Will you output all of the data below exactly, omitting the images?

• **Stored data**
=-=-=-=-=
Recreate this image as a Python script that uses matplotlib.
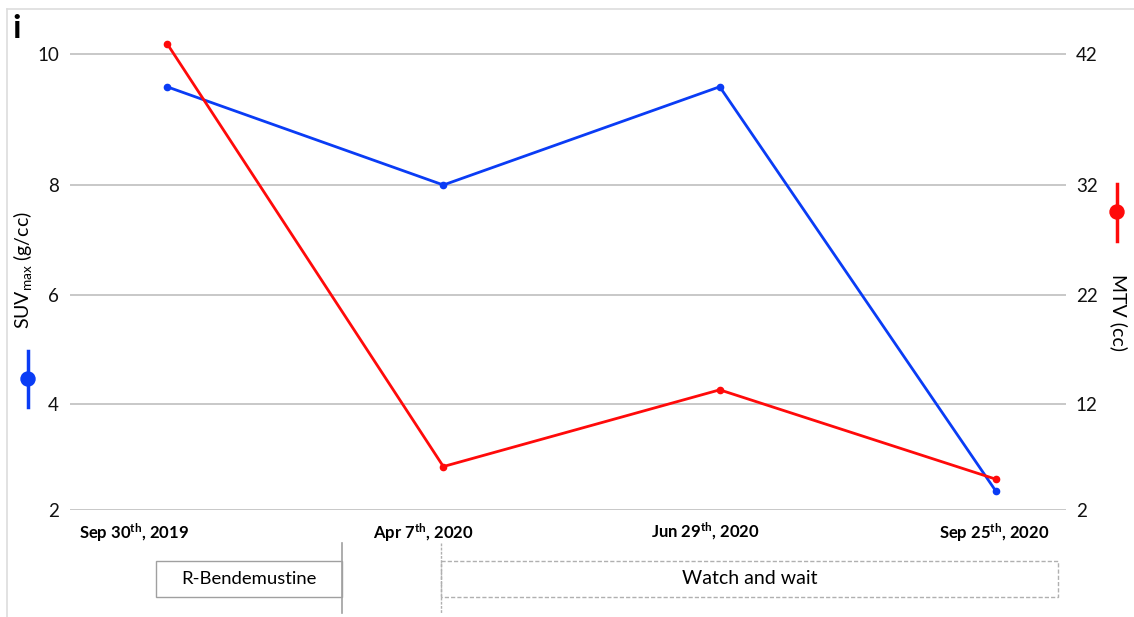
import numpy as np
import matplotlib
matplotlib.use("Agg")
import matplotlib.pyplot as plt
from matplotlib.patches import Rectangle, Circle
from matplotlib.lines import Line2D
from matplotlib.transforms import ScaledTranslation

plt.rcParams['font.family'] = ['Lato', 'DejaVu Sans']
plt.rcParams['mathtext.fontset'] = 'custom'
plt.rcParams['mathtext.rm'] = 'Lato'
plt.rcParams['mathtext.it'] = 'Lato:italic'
plt.rcParams['mathtext.bf'] = 'Lato:bold'

# --- data -------------------------------------------------------------
scan_dates = [r"Sep 30$^{\mathbf{th}}$, 2019", r"Apr 7$^{\mathbf{th}}$, 2020",
              r"Jun 29$^{\mathbf{th}}$, 2020", r"Sep 25$^{\mathbf{th}}$, 2020"]
suv_max = [9.5, 8.0, 9.5, 2.35]      # g/cc
mtv = [42.8, 6.1, 13.3, 4.9]         # cc

suv_ticks = [2, 4, 6, 8, 10]
mtv_ticks = [2, 12, 22, 32, 42]

# vertical placement of the shared gridlines (uneven spacing on the page)
grid_heights = [0, 106, 215, 325, 456]
axis_top = 480
# horizontal nudge (px) of each date label relative to its scan
label_shift_px = [-33, -20, -14, -2]

BLUE = '#0a3cf5'
RED = '#ff0a0a'
GRID = '#c8c8c8'


def piecewise_scale(vals, pos):
    vals = np.asarray(vals, float)
    pos = np.asarray(pos, float)
    lo_slope = (pos[1] - pos[0]) / (vals[1] - vals[0])
    hi_slope = (pos[-1] - pos[-2]) / (vals[-1] - vals[-2])

    def fwd(v):
        v = np.asarray(v, float)
        out = np.interp(v, vals, pos)
        out = np.where(v < vals[0], pos[0] + (v - vals[0]) * lo_slope, out)
        out = np.where(v > vals[-1], pos[-1] + (v - vals[-1]) * hi_slope, out)
        return out

    def inv(p):
        p = np.asarray(p, float)
        out = np.interp(p, pos, vals)
        out = np.where(p < pos[0], vals[0] + (p - pos[0]) / lo_slope, out)
        out = np.where(p > pos[-1], vals[-1] + (p - pos[-1]) / hi_slope, out)
        return out

    return fwd, inv


W, H = 1134, 617
fig = plt.figure(figsize=(W / 100, H / 100), dpi=100)
fig.patch.set_facecolor('white')

left_px, right_px, top_px, bottom_px = 70, 1066, 30, 510
ax = fig.add_axes([left_px / W, 1 - bottom_px / H,
                   (right_px - left_px) / W, (bottom_px - top_px) / H])
ax2 = ax.twinx()

x = np.arange(len(scan_dates))

f1, i1 = piecewise_scale(suv_ticks, grid_heights)
f2, i2 = piecewise_scale(mtv_ticks, grid_heights)
ax.set_yscale('function', functions=(f1, i1))
ax2.set_yscale('function', functions=(f2, i2))
ax.set_ylim(suv_ticks[0], float(i1(axis_top)))
ax2.set_ylim(mtv_ticks[0], float(i2(axis_top)))
ax.set_xlim(-0.351, 3.253)

ax.set_yticks(suv_ticks)
ax.set_yticklabels([str(t) for t in suv_ticks])
ax2.set_yticks(mtv_ticks)
ax2.set_yticklabels([str(t) for t in mtv_ticks])
ax.yaxis.grid(True, color=GRID, linewidth=1.4)
ax.set_axisbelow(True)

for a in (ax, ax2):
    for s in a.spines.values():
        s.set_visible(False)
ax.tick_params(axis='y', length=0, pad=8, labelsize=13.5, labelcolor='#111111')
ax2.tick_params(axis='y', length=0, pad=7, labelsize=13.5, labelcolor='#111111')
ax.set_xticks(x)
ax.set_xticklabels(scan_dates, fontweight='bold', fontsize=12)
ax.tick_params(axis='x', length=0, pad=8)
for lbl, dx in zip(ax.get_xticklabels(), label_shift_px):
    lbl.set_transform(lbl.get_transform() +
                      ScaledTranslation(dx / 100, 0, fig.dpi_scale_trans))

ax.plot(x, suv_max, color=BLUE, lw=2.0, marker='o', ms=4.5, zorder=3)
ax2.plot(x, mtv, color=RED, lw=2.0, marker='o', ms=4.5, zorder=3)

# --- overlay in pixel coordinates for labels and treatment timeline ---
ov = fig.add_axes([0, 0, 1, 1], facecolor='none')
ov.set_xlim(0, W)
ov.set_ylim(H, 0)
ov.axis('off')

# outer frame
ov.add_line(Line2D([6.5, W], [9, 9], color='#dddddd', lw=1.2))
ov.add_line(Line2D([6.5, 6.5], [9, H], color='#dddddd', lw=1.2))

ov.text(12, 29, 'i', fontsize=24, fontweight='bold', ha='left', va='center')

# axis titles with colour keys
ov.text(22, 270, r'SUV$_{\mathrm{max}}$ (g/cc)', rotation=90, fontsize=14,
        ha='center', va='center')
ov.add_line(Line2D([28, 28], [351, 407], color=BLUE, lw=2.5))
ov.add_patch(Circle((28, 379), 7, color=BLUE))

ov.text(1119, 312, 'MTV (cc)', rotation=270, fontsize=14,
        ha='center', va='center')
ov.add_line(Line2D([1117, 1117], [184, 241], color=RED, lw=2.5))
ov.add_patch(Circle((1117, 212), 7, color=RED))

# treatment timeline
ov.add_line(Line2D([342, 342], [543, 613], color='#a0a0a0', lw=1.2))
ov.add_line(Line2D([441, 441], [543, 613], color='#b0b0b0', lw=1.0,
                   linestyle=(0, (2, 1))))
ov.add_patch(Rectangle((156, 561), 342 - 156, 36, fill=False,
                       edgecolor='#a0a0a0', lw=1.0))
ov.text((156 + 342) / 2, 579, 'R-Bendemustine', fontsize=13.3,
        ha='center', va='center')
ov.add_patch(Rectangle((441, 561), 1058 - 441, 36, fill=False,
                       edgecolor='#b0b0b0', lw=1.0, linestyle=(0, (3, 1.5))))
ov.text((441 + 1058) / 2, 579, 'Watch and wait', fontsize=14,
        ha='center', va='center')

fig.savefig('out.png', dpi=100)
=-=-=-=-=
• **Task solution**
Recreate this image as a Python script that uses matplotlib.
import numpy as np
import matplotlib
matplotlib.use("Agg")
import matplotlib.pyplot as plt
from matplotlib.patches import Rectangle, Circle
from matplotlib.lines import Line2D
from matplotlib.transforms import ScaledTranslation

plt.rcParams['font.family'] = ['Lato', 'DejaVu Sans']
plt.rcParams['mathtext.fontset'] = 'custom'
plt.rcParams['mathtext.rm'] = 'Lato'
plt.rcParams['mathtext.it'] = 'Lato:italic'
plt.rcParams['mathtext.bf'] = 'Lato:bold'

# --- data -------------------------------------------------------------
scan_dates = [r"Sep 30$^{\mathbf{th}}$, 2019", r"Apr 7$^{\mathbf{th}}$, 2020",
              r"Jun 29$^{\mathbf{th}}$, 2020", r"Sep 25$^{\mathbf{th}}$, 2020"]
suv_max = [9.5, 8.0, 9.5, 2.35]      # g/cc
mtv = [42.8, 6.1, 13.3, 4.9]         # cc

suv_ticks = [2, 4, 6, 8, 10]
mtv_ticks = [2, 12, 22, 32, 42]

# vertical placement of the shared gridlines (uneven spacing on the page)
grid_heights = [0, 106, 215, 325, 456]
axis_top = 480
# horizontal nudge (px) of each date label relative to its scan
label_shift_px = [-33, -20, -14, -2]

BLUE = '#0a3cf5'
RED = '#ff0a0a'
GRID = '#c8c8c8'


def piecewise_scale(vals, pos):
    vals = np.asarray(vals, float)
    pos = np.asarray(pos, float)
    lo_slope = (pos[1] - pos[0]) / (vals[1] - vals[0])
    hi_slope = (pos[-1] - pos[-2]) / (vals[-1] - vals[-2])

    def fwd(v):
        v = np.asarray(v, float)
        out = np.interp(v, vals, pos)
        out = np.where(v < vals[0], pos[0] + (v - vals[0]) * lo_slope, out)
        out = np.where(v > vals[-1], pos[-1] + (v - vals[-1]) * hi_slope, out)
        return out

    def inv(p):
        p = np.asarray(p, float)
        out = np.interp(p, pos, vals)
        out = np.where(p < pos[0], vals[0] + (p - pos[0]) / lo_slope, out)
        out = np.where(p > pos[-1], vals[-1] + (p - pos[-1]) / hi_slope, out)
        return out

    return fwd, inv


W, H = 1134, 617
fig = plt.figure(figsize=(W / 100, H / 100), dpi=100)
fig.patch.set_facecolor('white')

left_px, right_px, top_px, bottom_px = 70, 1066, 30, 510
ax = fig.add_axes([left_px / W, 1 - bottom_px / H,
                   (right_px - left_px) / W, (bottom_px - top_px) / H])
ax2 = ax.twinx()

x = np.arange(len(scan_dates))

f1, i1 = piecewise_scale(suv_ticks, grid_heights)
f2, i2 = piecewise_scale(mtv_ticks, grid_heights)
ax.set_yscale('function', functions=(f1, i1))
ax2.set_yscale('function', functions=(f2, i2))
ax.set_ylim(suv_ticks[0], float(i1(axis_top)))
ax2.set_ylim(mtv_ticks[0], float(i2(axis_top)))
ax.set_xlim(-0.351, 3.253)

ax.set_yticks(suv_ticks)
ax.set_yticklabels([str(t) for t in suv_ticks])
ax2.set_yticks(mtv_ticks)
ax2.set_yticklabels([str(t) for t in mtv_ticks])
ax.yaxis.grid(True, color=GRID, linewidth=1.4)
ax.set_axisbelow(True)

for a in (ax, ax2):
    for s in a.spines.values():
        s.set_visible(False)
ax.tick_params(axis='y', length=0, pad=8, labelsize=13.5, labelcolor='#111111')
ax2.tick_params(axis='y', length=0, pad=7, labelsize=13.5, labelcolor='#111111')
ax.set_xticks(x)
ax.set_xticklabels(scan_dates, fontweight='bold', fontsize=12)
ax.tick_params(axis='x', length=0, pad=8)
for lbl, dx in zip(ax.get_xticklabels(), label_shift_px):
    lbl.set_transform(lbl.get_transform() +
                      ScaledTranslation(dx / 100, 0, fig.dpi_scale_trans))

ax.plot(x, suv_max, color=BLUE, lw=2.0, marker='o', ms=4.5, zorder=3)
ax2.plot(x, mtv, color=RED, lw=2.0, marker='o', ms=4.5, zorder=3)

# --- overlay in pixel coordinates for labels and treatment timeline ---
ov = fig.add_axes([0, 0, 1, 1], facecolor='none')
ov.set_xlim(0, W)
ov.set_ylim(H, 0)
ov.axis('off')

# outer frame
ov.add_line(Line2D([6.5, W], [9, 9], color='#dddddd', lw=1.2))
ov.add_line(Line2D([6.5, 6.5], [9, H], color='#dddddd', lw=1.2))

ov.text(12, 29, 'i', fontsize=24, fontweight='bold', ha='left', va='center')

# axis titles with colour keys
ov.text(22, 270, r'SUV$_{\mathrm{max}}$ (g/cc)', rotation=90, fontsize=14,
        ha='center', va='center')
ov.add_line(Line2D([28, 28], [351, 407], color=BLUE, lw=2.5))
ov.add_patch(Circle((28, 379), 7, color=BLUE))

ov.text(1119, 312, 'MTV (cc)', rotation=270, fontsize=14,
        ha='center', va='center')
ov.add_line(Line2D([1117, 1117], [184, 241], color=RED, lw=2.5))
ov.add_patch(Circle((1117, 212), 7, color=RED))

# treatment timeline
ov.add_line(Line2D([342, 342], [543, 613], color='#a0a0a0', lw=1.2))
ov.add_line(Line2D([441, 441], [543, 613], color='#b0b0b0', lw=1.0,
                   linestyle=(0, (2, 1))))
ov.add_patch(Rectangle((156, 561), 342 - 156, 36, fill=False,
                       edgecolor='#a0a0a0', lw=1.0))
ov.text((156 + 342) / 2, 579, 'R-Bendemustine', fontsize=13.3,
        ha='center', va='center')
ov.add_patch(Rectangle((441, 561), 1058 - 441, 36, fill=False,
                       edgecolor='#b0b0b0', lw=1.0, linestyle=(0, (3, 1.5))))
ov.text((441 + 1058) / 2, 579, 'Watch and wait', fontsize=14,
        ha='center', va='center')

fig.savefig('out.png', dpi=100)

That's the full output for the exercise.